• [Records provided]
********************
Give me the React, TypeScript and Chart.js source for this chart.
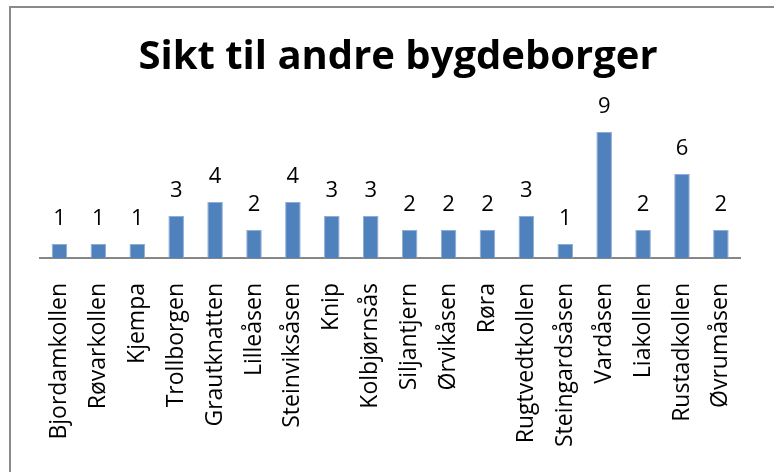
********************
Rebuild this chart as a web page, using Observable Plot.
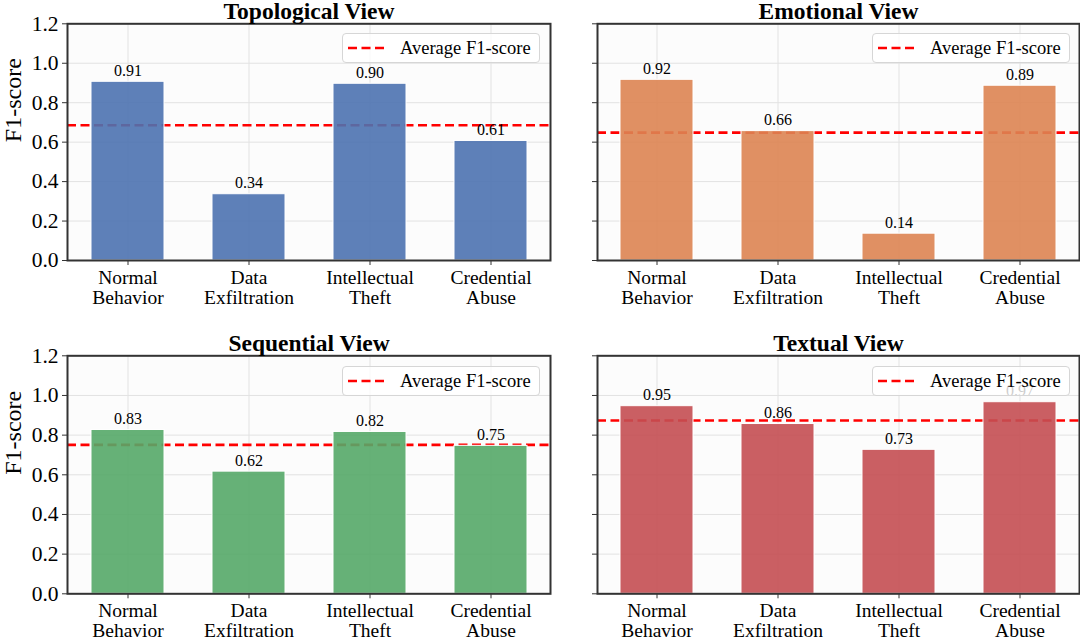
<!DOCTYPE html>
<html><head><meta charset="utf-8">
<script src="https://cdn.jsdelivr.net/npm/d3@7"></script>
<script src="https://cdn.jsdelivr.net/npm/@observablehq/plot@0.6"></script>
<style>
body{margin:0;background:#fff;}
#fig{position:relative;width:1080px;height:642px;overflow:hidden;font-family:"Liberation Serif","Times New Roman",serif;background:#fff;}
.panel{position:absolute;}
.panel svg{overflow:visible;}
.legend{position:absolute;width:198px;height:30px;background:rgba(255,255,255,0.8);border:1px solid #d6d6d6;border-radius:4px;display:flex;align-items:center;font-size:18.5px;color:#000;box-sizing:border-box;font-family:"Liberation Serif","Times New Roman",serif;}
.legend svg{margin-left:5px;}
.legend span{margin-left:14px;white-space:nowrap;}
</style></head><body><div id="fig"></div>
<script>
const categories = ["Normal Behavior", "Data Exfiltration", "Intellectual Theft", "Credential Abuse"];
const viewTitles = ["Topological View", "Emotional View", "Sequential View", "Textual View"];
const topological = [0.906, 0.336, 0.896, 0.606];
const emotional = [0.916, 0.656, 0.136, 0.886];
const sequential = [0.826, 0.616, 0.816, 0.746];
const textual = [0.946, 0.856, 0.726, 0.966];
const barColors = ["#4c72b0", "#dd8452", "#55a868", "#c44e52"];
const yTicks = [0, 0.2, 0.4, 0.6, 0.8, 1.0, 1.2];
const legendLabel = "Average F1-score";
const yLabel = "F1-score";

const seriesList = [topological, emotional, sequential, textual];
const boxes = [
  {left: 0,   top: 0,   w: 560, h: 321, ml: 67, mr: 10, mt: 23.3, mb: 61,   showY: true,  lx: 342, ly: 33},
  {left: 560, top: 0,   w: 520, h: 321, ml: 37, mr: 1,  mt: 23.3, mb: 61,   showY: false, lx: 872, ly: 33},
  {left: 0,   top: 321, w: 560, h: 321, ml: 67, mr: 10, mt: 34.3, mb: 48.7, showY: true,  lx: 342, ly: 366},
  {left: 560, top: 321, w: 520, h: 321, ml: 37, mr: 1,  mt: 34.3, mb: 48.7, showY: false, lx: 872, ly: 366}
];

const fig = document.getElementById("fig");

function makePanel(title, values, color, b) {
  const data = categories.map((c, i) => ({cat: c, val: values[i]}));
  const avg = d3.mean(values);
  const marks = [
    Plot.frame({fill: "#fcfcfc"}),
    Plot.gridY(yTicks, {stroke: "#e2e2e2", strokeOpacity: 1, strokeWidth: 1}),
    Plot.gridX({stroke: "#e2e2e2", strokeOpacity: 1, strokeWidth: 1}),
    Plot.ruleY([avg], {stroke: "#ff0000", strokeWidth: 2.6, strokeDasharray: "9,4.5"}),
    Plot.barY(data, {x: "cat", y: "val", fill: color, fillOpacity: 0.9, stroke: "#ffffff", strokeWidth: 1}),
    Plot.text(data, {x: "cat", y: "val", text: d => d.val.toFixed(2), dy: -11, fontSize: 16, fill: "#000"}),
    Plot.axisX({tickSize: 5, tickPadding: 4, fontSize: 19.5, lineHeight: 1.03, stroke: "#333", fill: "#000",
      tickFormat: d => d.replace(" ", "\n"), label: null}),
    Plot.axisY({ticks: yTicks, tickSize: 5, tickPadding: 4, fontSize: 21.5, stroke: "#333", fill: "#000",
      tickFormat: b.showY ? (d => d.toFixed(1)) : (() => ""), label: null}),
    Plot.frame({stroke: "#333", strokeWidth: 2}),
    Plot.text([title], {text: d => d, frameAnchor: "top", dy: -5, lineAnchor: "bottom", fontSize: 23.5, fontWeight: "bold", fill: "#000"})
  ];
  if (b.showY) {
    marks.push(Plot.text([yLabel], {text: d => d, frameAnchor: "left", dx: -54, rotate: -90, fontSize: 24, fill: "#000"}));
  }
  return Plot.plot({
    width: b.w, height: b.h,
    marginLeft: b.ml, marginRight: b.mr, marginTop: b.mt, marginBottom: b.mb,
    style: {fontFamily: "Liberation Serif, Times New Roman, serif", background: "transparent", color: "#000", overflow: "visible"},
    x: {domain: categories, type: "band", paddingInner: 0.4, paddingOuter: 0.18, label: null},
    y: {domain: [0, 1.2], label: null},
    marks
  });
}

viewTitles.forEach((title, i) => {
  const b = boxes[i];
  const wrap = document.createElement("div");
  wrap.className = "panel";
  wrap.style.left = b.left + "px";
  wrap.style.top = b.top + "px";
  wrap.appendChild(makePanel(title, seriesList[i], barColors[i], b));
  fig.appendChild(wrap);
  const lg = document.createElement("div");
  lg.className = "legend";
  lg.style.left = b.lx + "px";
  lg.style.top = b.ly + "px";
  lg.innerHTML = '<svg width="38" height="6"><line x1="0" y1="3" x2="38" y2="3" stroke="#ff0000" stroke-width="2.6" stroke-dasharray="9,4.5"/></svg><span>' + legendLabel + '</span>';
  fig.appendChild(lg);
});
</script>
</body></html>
********************
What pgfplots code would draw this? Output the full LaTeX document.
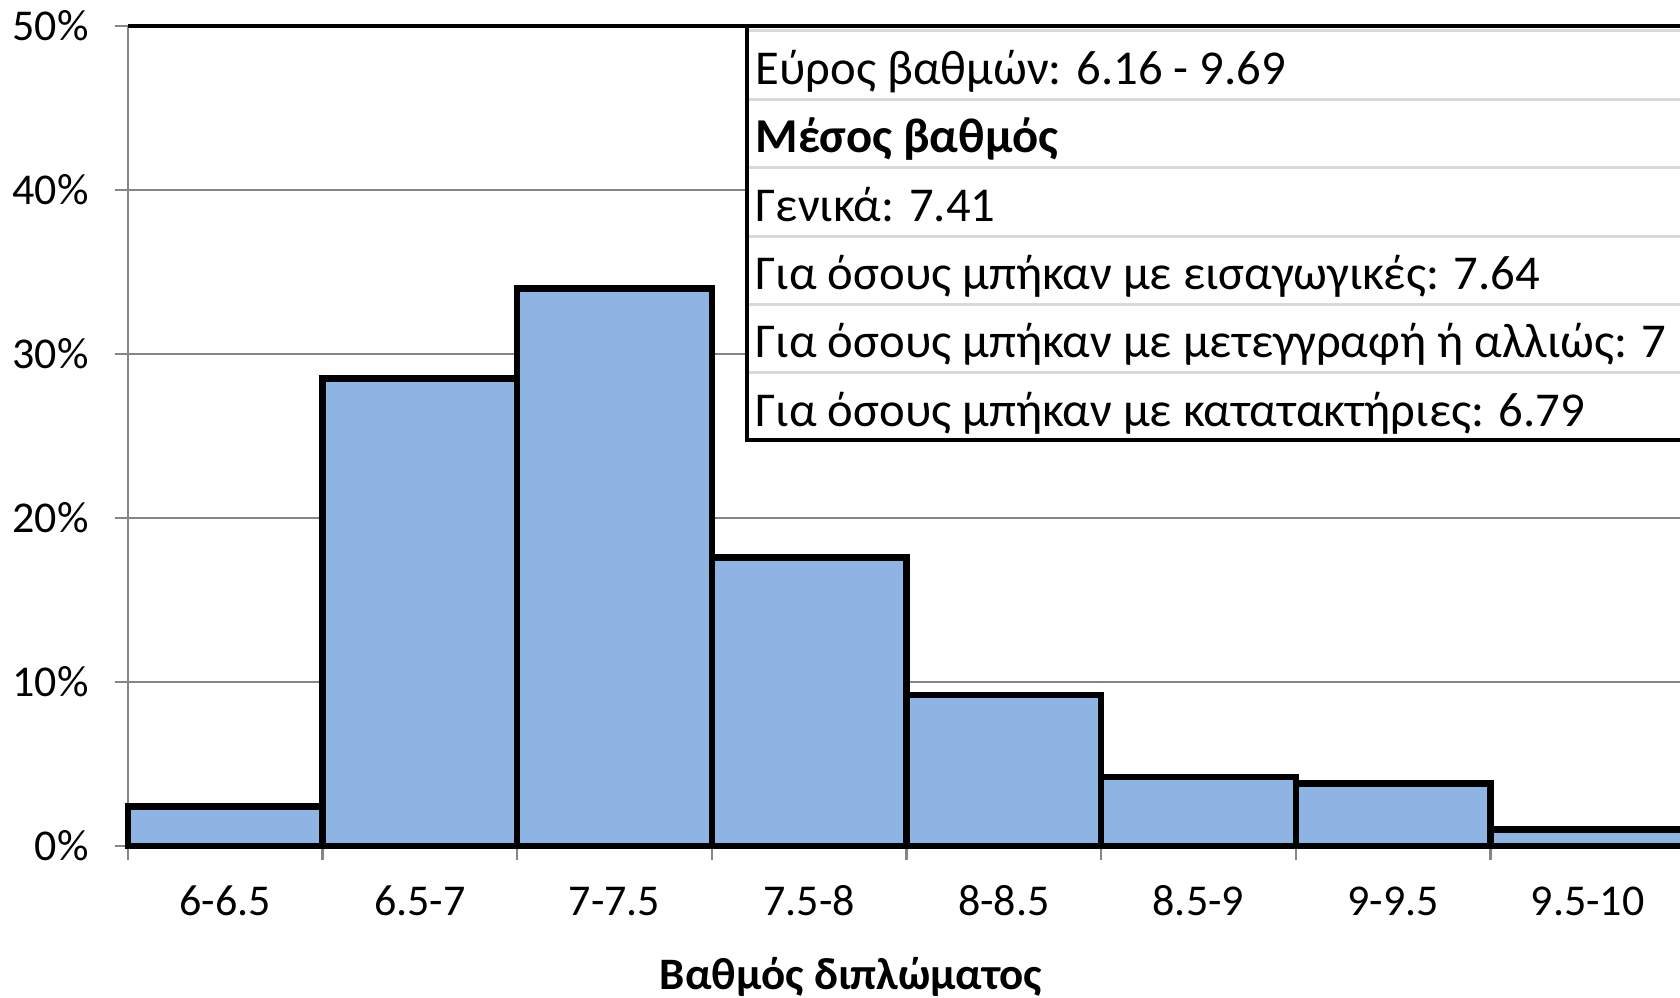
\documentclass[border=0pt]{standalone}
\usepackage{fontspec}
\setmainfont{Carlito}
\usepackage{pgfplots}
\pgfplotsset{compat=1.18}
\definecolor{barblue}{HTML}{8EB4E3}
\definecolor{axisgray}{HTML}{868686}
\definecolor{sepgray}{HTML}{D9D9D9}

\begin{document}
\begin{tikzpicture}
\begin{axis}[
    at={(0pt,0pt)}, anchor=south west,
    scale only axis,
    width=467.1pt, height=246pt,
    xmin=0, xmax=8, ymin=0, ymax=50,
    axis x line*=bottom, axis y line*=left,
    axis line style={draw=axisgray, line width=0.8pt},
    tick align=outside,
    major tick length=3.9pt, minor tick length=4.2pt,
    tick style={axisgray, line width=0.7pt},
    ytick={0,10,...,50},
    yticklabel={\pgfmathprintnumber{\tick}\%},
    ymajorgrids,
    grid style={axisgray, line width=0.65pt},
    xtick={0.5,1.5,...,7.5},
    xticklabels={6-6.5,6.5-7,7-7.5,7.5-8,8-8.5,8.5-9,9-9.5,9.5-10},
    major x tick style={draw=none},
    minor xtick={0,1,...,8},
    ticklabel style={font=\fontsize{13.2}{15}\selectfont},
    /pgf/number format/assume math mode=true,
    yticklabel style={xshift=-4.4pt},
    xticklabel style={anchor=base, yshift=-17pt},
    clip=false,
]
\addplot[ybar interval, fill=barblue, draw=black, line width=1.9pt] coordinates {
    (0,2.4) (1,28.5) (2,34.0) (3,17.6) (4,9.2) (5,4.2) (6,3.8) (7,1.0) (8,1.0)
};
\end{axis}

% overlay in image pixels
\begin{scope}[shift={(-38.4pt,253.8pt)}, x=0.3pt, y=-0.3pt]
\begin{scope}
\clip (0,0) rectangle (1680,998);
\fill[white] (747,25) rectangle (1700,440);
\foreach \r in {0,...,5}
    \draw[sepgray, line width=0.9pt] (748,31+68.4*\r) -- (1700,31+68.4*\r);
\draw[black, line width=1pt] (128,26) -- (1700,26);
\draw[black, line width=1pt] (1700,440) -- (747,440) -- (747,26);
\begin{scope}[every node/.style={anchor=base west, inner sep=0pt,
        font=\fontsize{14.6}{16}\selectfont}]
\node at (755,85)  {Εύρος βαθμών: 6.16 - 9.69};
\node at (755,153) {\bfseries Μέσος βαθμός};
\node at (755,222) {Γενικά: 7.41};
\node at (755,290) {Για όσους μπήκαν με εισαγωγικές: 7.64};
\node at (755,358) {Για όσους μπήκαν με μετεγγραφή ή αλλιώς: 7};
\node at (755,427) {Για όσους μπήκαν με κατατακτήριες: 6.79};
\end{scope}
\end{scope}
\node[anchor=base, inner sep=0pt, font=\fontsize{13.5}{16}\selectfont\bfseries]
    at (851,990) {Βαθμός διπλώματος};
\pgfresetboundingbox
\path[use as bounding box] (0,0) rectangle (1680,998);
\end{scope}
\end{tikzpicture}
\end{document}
********************
• [Requirement] Using the entries above, state how many lines include the word "chart", with no other words.

• [Task result] 2